=== REQUIRED WORK ===
Look through the lines below and extract each one that contains "with".

=== DATA SEGMENT ===
# # # # #

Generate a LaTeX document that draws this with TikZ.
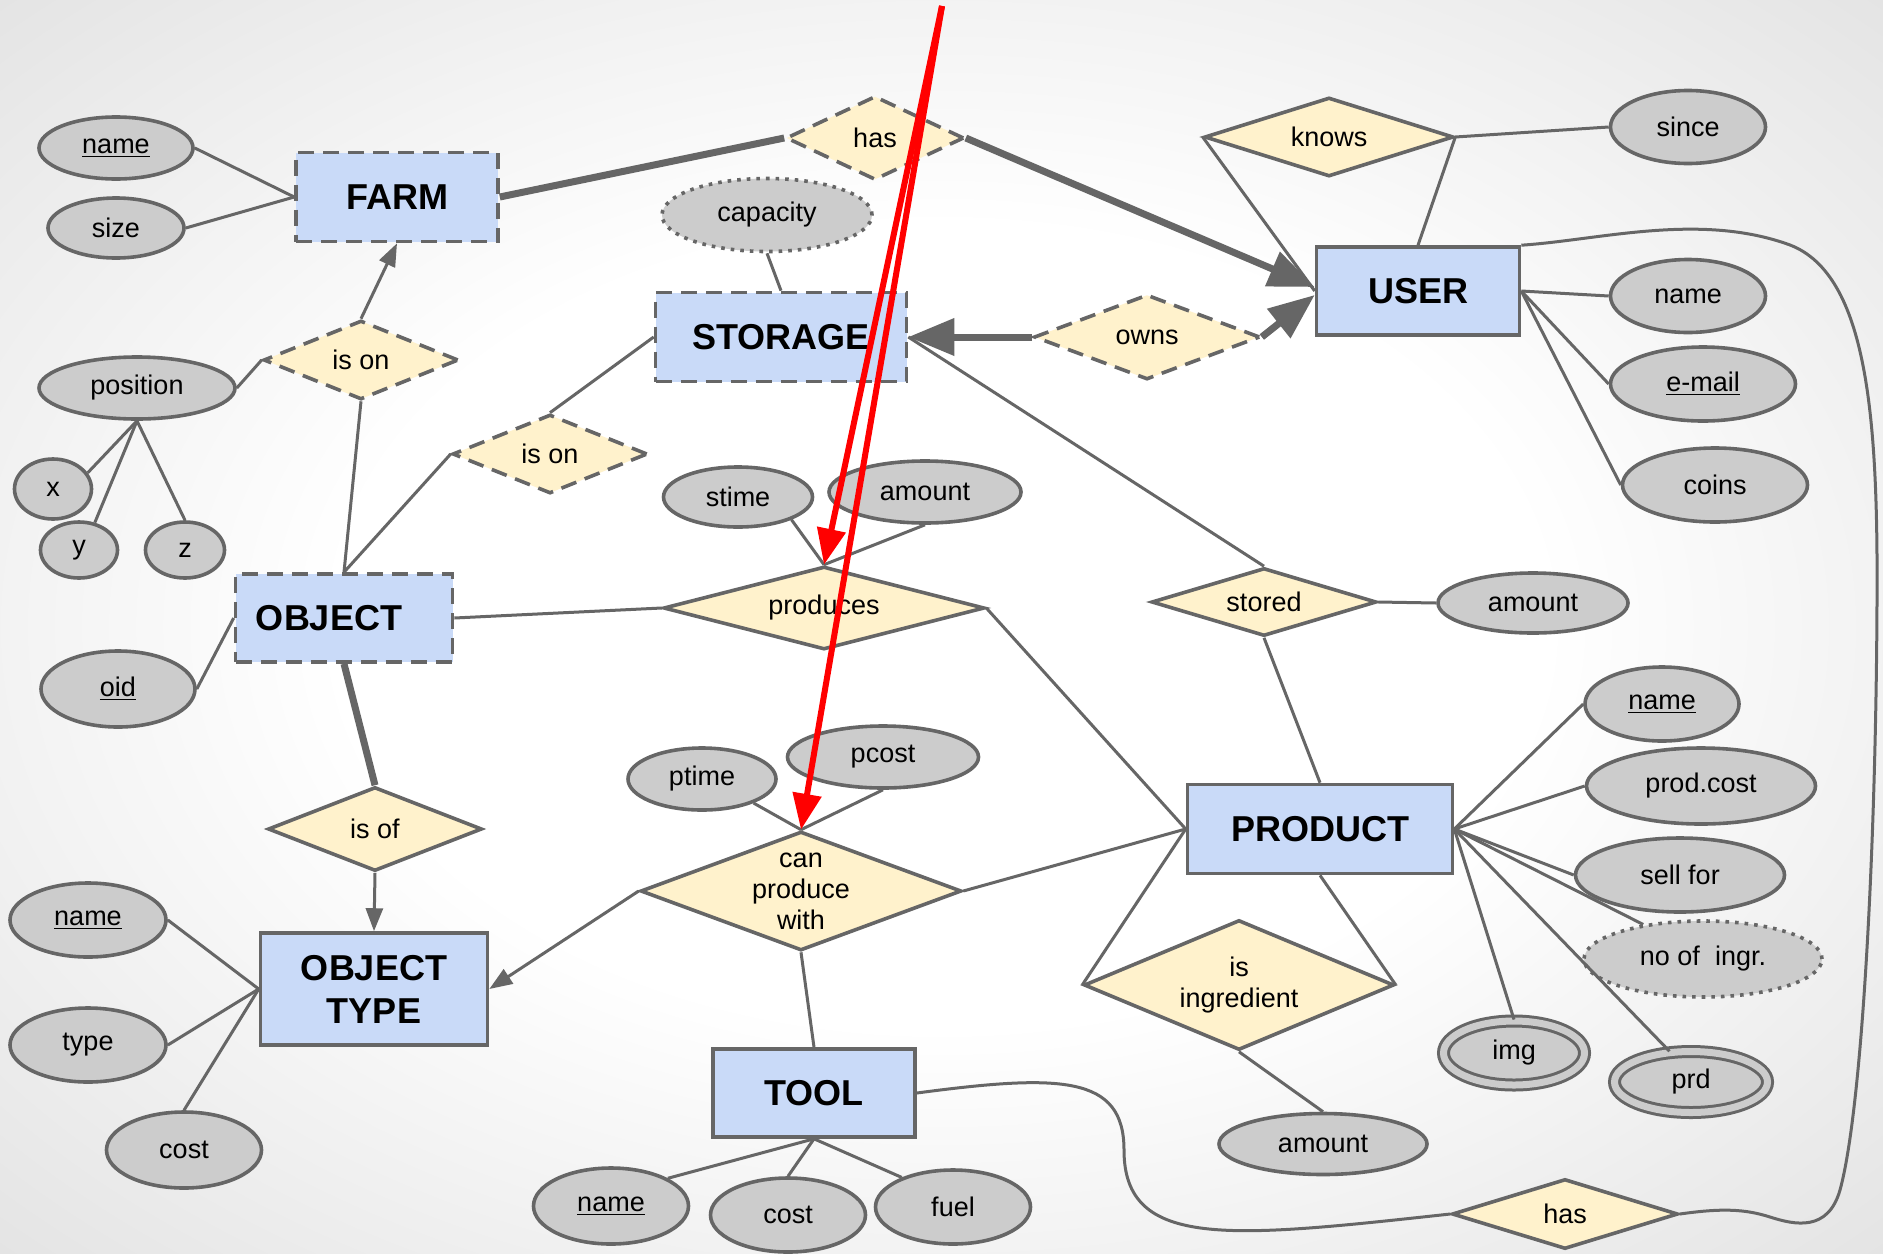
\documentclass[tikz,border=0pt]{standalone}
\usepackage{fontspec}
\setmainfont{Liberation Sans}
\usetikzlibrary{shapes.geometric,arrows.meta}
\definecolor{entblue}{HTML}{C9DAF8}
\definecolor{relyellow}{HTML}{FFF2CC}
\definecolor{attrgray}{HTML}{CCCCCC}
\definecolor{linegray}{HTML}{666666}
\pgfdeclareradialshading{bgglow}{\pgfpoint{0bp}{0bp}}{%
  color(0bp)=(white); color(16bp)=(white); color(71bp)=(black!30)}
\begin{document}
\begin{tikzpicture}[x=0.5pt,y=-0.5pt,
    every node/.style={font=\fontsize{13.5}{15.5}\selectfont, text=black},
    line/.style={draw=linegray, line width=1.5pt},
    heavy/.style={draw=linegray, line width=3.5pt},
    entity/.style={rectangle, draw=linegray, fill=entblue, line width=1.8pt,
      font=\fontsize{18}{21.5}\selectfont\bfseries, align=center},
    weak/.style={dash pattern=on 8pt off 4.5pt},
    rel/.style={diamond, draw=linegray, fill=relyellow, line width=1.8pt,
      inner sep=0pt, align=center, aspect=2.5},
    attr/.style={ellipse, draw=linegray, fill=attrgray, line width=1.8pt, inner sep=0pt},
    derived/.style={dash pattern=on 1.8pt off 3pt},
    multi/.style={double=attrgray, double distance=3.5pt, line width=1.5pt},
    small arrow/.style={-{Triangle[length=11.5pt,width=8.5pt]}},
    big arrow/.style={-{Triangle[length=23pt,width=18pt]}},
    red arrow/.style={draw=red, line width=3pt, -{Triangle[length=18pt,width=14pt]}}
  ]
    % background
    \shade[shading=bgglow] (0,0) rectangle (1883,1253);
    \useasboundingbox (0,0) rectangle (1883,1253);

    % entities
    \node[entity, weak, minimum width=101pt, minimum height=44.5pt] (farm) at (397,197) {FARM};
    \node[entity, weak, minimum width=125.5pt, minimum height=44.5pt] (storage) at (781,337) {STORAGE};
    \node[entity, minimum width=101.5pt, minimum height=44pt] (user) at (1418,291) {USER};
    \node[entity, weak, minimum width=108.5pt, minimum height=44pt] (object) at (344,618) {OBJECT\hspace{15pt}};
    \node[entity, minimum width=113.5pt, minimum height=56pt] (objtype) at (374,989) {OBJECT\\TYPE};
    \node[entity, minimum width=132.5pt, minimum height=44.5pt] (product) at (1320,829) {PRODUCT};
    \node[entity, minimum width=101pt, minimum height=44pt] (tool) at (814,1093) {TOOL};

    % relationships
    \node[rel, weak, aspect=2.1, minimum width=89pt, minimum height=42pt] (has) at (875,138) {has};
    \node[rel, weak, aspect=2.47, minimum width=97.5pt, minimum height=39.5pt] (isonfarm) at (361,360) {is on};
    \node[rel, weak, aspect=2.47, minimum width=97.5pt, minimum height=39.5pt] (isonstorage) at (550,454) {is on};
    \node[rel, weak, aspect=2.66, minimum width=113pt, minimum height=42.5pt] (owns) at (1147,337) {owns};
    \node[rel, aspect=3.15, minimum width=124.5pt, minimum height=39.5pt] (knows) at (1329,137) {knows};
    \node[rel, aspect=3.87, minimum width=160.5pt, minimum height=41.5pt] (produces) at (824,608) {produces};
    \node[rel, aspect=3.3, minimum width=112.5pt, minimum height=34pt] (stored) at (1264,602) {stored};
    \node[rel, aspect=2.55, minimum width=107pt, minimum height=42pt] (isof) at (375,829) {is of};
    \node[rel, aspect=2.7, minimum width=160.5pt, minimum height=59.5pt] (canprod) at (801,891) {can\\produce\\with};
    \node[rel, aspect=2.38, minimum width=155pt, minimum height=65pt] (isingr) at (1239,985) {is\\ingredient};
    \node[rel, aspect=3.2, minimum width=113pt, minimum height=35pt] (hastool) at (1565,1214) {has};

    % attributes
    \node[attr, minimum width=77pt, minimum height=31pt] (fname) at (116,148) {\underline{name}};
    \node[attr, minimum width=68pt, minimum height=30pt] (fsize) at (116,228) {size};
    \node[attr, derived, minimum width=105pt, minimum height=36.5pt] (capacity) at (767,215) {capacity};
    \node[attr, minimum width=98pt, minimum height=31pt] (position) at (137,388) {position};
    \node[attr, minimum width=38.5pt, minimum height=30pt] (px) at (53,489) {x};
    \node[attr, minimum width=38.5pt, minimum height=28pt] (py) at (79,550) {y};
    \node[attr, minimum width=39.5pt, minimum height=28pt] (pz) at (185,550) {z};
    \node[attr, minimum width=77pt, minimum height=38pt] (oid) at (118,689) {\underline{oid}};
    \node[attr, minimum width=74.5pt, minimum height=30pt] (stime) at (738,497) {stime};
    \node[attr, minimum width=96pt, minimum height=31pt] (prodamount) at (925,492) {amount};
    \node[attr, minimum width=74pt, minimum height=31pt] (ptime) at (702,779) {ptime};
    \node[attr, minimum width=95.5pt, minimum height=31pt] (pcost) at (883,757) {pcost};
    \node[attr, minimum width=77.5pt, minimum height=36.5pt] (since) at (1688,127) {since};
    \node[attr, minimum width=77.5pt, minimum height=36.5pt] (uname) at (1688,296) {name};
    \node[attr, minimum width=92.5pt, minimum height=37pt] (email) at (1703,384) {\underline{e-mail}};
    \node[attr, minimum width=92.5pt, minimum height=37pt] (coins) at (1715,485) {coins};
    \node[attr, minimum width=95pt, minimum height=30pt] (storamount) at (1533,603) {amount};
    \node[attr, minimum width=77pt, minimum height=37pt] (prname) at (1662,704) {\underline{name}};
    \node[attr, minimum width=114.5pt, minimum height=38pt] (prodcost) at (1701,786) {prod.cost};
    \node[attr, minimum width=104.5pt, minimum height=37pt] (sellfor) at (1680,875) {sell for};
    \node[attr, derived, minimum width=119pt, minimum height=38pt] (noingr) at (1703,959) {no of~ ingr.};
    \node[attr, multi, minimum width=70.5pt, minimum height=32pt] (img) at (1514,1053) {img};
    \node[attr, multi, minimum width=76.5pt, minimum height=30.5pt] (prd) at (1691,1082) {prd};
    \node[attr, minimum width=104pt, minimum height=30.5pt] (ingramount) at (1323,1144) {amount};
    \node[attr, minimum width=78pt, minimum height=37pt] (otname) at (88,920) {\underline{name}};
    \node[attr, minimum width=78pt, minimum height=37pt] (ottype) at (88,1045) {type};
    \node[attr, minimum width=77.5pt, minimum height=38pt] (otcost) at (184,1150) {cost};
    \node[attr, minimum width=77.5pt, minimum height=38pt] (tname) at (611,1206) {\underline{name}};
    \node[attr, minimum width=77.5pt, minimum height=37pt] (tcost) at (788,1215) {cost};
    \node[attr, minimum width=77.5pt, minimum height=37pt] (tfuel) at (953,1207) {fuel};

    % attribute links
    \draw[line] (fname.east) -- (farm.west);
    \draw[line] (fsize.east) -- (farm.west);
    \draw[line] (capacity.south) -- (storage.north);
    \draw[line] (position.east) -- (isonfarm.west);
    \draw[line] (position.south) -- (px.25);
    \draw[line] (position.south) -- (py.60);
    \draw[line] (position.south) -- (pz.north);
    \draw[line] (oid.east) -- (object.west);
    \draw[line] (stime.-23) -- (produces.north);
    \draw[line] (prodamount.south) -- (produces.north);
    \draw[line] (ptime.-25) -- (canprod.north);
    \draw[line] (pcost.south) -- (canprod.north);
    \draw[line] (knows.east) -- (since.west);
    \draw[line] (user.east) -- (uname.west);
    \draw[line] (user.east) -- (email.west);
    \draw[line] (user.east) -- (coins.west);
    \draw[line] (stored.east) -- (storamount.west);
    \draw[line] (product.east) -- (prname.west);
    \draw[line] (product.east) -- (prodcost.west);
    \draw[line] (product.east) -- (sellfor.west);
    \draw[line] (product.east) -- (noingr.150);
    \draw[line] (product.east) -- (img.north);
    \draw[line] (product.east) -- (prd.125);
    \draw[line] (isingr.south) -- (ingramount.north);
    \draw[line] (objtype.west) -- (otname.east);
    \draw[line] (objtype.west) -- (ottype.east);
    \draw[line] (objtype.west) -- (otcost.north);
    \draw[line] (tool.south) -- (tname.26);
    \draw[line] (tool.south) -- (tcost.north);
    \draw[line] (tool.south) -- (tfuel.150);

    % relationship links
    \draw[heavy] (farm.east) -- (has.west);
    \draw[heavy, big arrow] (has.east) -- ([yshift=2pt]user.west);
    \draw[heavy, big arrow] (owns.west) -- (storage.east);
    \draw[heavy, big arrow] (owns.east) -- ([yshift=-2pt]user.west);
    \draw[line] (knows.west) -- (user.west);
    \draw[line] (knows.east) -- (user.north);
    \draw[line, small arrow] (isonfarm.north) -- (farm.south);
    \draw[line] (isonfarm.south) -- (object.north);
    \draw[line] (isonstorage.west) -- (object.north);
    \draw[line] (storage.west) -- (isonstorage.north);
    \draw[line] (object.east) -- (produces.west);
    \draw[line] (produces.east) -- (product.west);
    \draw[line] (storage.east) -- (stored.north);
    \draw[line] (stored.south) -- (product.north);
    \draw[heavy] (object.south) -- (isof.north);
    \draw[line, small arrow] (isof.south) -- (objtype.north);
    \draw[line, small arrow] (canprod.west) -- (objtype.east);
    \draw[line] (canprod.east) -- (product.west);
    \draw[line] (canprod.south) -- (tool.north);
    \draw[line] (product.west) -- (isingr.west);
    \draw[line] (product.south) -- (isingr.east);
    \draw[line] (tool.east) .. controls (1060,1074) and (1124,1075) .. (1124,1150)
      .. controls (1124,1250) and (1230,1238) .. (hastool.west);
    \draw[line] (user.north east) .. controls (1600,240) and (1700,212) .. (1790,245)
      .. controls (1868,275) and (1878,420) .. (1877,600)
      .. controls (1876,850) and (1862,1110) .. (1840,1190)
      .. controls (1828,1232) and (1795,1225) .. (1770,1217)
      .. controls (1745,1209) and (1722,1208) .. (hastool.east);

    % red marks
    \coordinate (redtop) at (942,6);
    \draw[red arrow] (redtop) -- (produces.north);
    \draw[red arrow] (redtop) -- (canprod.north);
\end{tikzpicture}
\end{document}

# # # # #

=== ANSWER TO THE PROBLEM ===
Generate a LaTeX document that draws this with TikZ.
    \node[rel, aspect=2.7, minimum width=160.5pt, minimum height=59.5pt] (canprod) at (801,891) {can\\produce\\with};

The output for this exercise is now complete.